31.3.08

Faits et valeurs

Depuis Hume, on a coutume d’opposer fermement le descriptif et le prescriptif, le jugement de fait et le jugement de valeur : ce qui est ne nous dirait rien ou n’aurait aucune influence sur ce qui doit être. Cela me semble discutable.

D’une part, ce qui est (la réalité) contraint d’une certaine manière ce qui doit être (la volonté, le désir, l’espoir, etc.). Si j’utilise ma totale liberté prescriptive pour énoncer que les hommes devraient épouser des vaches et les femmes des cactus, j’ai une probabilité très faible que mon idéal se réalise (et une probabilité assez forte de finir dans un asile si je persiste). Il y a donc quelque chose dans les propriétés de l’homme et de la femme (ainsi que de la vache et du cactus) qui limite ma liberté d’énonciation à leur sujet, à tout le moins si je veux être crédible ou audible, c’est-à-dire partager mon énoncé (ce qui est généralement le cas pour une prescription).

D’autre part, un jugement de valeur peut aussi être analysé comme un fait, c’est-à-dire que l’on peut porter des jugements de fait sur des valeurs.

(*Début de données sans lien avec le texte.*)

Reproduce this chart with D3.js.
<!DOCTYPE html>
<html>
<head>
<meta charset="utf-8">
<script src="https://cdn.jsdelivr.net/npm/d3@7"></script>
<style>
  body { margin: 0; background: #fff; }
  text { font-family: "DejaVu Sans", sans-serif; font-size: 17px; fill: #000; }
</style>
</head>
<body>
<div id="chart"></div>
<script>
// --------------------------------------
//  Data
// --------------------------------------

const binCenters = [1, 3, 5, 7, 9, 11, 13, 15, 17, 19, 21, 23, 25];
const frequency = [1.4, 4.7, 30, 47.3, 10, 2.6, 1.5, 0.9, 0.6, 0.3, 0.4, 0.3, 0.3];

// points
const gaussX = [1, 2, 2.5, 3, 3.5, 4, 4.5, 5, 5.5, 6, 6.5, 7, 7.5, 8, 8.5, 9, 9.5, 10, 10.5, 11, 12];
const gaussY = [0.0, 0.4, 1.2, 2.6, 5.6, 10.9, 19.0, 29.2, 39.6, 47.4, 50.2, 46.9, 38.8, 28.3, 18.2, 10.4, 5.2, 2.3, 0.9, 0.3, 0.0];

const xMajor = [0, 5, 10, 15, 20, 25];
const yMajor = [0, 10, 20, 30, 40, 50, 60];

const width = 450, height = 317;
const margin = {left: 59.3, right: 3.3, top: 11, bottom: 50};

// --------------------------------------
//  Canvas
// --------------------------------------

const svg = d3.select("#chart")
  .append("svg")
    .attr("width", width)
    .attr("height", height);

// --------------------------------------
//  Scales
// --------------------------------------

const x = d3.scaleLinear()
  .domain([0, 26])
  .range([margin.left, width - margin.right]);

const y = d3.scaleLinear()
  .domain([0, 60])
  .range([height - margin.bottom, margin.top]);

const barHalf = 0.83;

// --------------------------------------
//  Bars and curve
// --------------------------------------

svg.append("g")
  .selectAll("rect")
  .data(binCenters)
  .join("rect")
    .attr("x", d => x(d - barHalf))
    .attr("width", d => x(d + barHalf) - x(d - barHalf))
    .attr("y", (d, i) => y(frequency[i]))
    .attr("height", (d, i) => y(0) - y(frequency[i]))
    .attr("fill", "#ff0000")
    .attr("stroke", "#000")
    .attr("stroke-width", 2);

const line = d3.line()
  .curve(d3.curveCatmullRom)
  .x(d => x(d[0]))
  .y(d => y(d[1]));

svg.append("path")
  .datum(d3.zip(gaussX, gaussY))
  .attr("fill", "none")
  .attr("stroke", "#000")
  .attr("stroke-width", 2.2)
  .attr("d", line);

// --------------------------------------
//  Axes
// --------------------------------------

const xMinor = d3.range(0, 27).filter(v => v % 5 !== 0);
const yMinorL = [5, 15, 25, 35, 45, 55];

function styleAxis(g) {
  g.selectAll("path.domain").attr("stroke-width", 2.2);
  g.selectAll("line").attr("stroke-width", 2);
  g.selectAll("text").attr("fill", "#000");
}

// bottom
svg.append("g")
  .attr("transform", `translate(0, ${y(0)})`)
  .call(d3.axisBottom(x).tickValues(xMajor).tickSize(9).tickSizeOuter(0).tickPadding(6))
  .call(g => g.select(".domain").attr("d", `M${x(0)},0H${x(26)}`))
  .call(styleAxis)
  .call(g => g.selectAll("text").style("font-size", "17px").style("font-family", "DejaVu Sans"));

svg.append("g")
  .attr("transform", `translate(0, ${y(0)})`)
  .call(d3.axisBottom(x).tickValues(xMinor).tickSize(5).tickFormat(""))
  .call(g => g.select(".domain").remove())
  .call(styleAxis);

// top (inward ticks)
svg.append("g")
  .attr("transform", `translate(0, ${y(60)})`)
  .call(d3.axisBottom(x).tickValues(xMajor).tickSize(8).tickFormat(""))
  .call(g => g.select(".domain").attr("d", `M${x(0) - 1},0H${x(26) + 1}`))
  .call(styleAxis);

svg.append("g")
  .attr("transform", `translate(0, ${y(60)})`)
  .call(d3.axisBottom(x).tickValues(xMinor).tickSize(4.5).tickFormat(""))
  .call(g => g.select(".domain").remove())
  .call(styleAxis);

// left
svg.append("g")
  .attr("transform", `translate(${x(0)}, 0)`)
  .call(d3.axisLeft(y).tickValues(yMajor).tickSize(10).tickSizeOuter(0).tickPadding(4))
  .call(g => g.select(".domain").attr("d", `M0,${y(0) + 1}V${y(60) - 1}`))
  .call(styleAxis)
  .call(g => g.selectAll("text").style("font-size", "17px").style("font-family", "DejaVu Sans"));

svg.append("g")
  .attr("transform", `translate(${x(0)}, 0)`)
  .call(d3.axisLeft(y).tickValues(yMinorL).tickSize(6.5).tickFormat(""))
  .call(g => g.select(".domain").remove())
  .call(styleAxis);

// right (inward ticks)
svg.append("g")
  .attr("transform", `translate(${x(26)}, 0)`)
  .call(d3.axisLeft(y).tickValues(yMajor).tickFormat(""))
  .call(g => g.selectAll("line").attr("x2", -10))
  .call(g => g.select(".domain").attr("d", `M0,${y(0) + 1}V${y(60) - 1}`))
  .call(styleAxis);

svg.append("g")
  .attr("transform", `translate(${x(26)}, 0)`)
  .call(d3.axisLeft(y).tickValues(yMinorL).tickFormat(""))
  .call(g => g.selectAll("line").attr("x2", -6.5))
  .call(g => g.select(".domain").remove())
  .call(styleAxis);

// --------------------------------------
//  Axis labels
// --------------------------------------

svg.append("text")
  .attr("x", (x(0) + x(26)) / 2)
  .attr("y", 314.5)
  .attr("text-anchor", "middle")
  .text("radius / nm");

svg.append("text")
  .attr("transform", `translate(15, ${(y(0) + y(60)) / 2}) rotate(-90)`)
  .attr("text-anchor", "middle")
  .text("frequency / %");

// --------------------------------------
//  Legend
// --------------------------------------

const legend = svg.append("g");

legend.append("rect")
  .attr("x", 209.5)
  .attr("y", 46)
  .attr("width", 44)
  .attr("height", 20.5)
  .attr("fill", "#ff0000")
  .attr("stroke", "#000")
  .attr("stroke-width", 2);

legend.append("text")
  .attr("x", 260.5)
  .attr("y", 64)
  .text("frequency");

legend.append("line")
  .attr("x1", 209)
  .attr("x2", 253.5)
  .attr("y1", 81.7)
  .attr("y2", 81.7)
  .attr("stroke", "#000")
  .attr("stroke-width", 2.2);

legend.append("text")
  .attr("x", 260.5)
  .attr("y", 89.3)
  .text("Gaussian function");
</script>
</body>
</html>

Par exemple, si je dis « ce tableau est affreux », un cartel de chercheurs peut très bien disséquer mon cas, analyser la fréquence de jugements de goût semblables dans ma population, mon sexe, ma classe sociale, ma religion, mon niveau d’instruction, observer mon cerveau observant le tableau, reconstruire toutes les influences de mon milieu depuis l’enfance, évaluer par questionnaire mon degré de connaissance artistique, etc. pour à la fin aboutir à une certaine objectivation du jugement « affreux », à certaines prédictions sur d’autres tableaux que je trouverai « affreux » ou d’autres personnes qui, comme moi, trouveront ces tableaux affreux. Il existe d’ailleurs aujourd’hui une neurobiologie des jugements moraux ou esthétiques, ou encore une génétique des opinions politiques et religieuses.

2 commentaires:

PS a dit…

Jean Bricmont a dit : si nos valeurs dépendent des faits, les faits se passent très bien de nos valeurs.

C. a dit…

Ce qui est bien dit ma foi. Encore que les valeurs soient créatrices de faits (ou que des valeurs différentes se traduisent par des réalités différentes, si l'on préfère).